Two completely different ways to go under. Here’s how to figure out which one’s calling you.

By The Saltwater Insider Crew


People lump them together — “diving” — but freediving and scuba are about as similar as sailing and powerboating. They get you to the same ocean by completely opposite philosophies. One straps a tank on your back and lets you breathe underwater for an hour. The other gives you one breath and asks what you can do with it.

Neither is better. They’re just different doors into the same blue room. Here’s an honest breakdown to help you figure out which one fits the waterman you are.


Scuba: Time Down Below

Scuba (self-contained underwater breathing apparatus) is what most people picture. You carry compressed air, you breathe normally underwater, and you get extended time at depth — 30, 45, 60 minutes depending on your depth and air consumption. It’s the choice when the goal is to be down there: exploring a reef, drifting a wall, working a wreck, taking photos, watching the life go by.

The trade: Gear. Scuba means tanks, a BCD, a regulator, a computer, and the training to use it all safely. There’s more to learn, more to carry, more to maintain, and certification is non-negotiable. But the payoff is time — long, relaxed, breathing-easy time in a world most people never see.

Scuba’s your water if: You want to linger, explore, photograph, and don’t mind the gear and the learning curve to get there.


Freediving: One Breath, Pure and Simple

Freediving is diving on a single breath — no tank, no bubbles, no machine between you and the water. Just you, a mask, a pair of long fins, and your own lungs. It’s the oldest form of diving on earth, and there’s a meditative purity to it that hooks people hard. You hold your breath, you descend, you experience the water in total silence, and you come back up. The whole thing is built on relaxation, breath control, and knowing your body.

The trade: Time. Your dives are measured in seconds to a couple of minutes, not an hour. You’re constantly cycling up and down. And — this is critical — freediving has real, serious risks around blackout that demand proper training and the iron rule of never freediving alone. The gear is minimal; the discipline is not.

Freediving’s your water if: You’re drawn to simplicity, breath work, and a quiet, athletic, minimal-gear connection to the ocean — and you respect that “simple” doesn’t mean “safe without training.”


The Overlap: Spearfishing

Here’s where a lot of watermen land: spearfishing. Most serious spearos are freedivers — one breath, silent approach, no bubbles to spook the fish. The freediving discipline and the hunting instinct fuse into one pursuit. If the thing pulling you underwater is the hunt, freediving is very likely your road in, and our gear guides can point you toward the right kit.


The Insider’s Take

You don’t actually have to choose — plenty of watermen do both, switching depending on the day and the goal. Want to spend an hour photographing a reef? Tank up. Want a quiet morning hunting on the breath? Grab the long fins.

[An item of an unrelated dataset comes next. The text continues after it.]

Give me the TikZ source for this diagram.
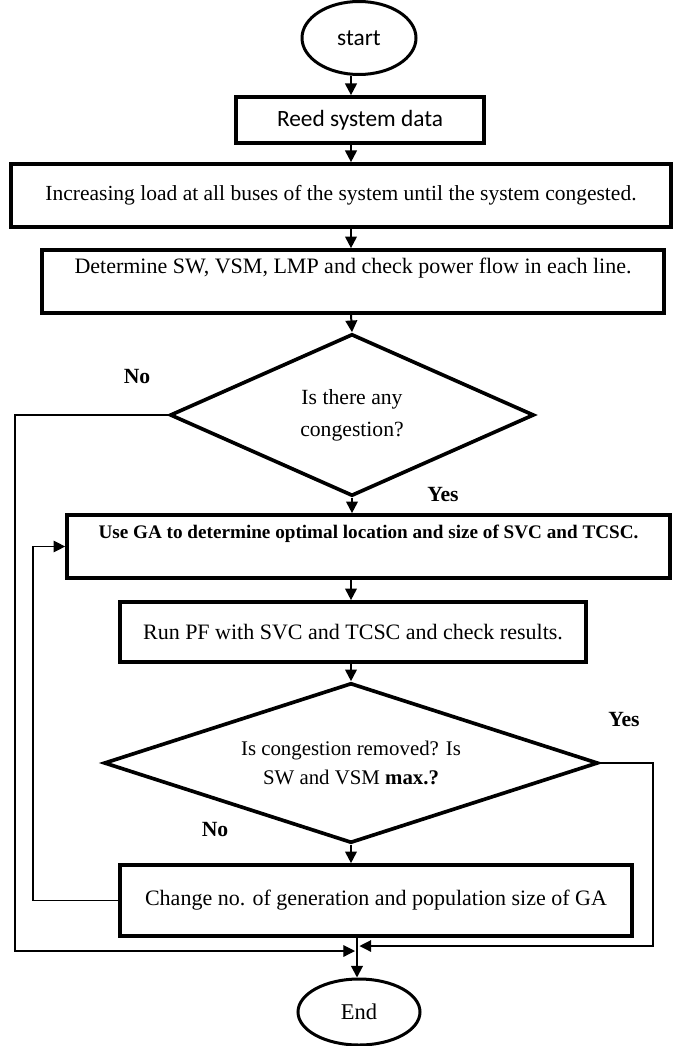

But if you’re starting out and the budget or the time says pick one, ask yourself the honest question: do you want to staydown (scuba) or do you want to go down, pure and simple (freedive)? That instinct usually tells you which door’s yours.

Whichever you pick, get properly trained before you do it for real. Both reward respect and punish shortcuts. The ocean’s not going anywhere — take the time to do it right, and it’ll give you a lifetime of mornings worth waking up for.

See you on the water.


Both disciplines require proper certification and training. Never freedive alone, and never dive beyond your training. This is an orientation piece, not instruction.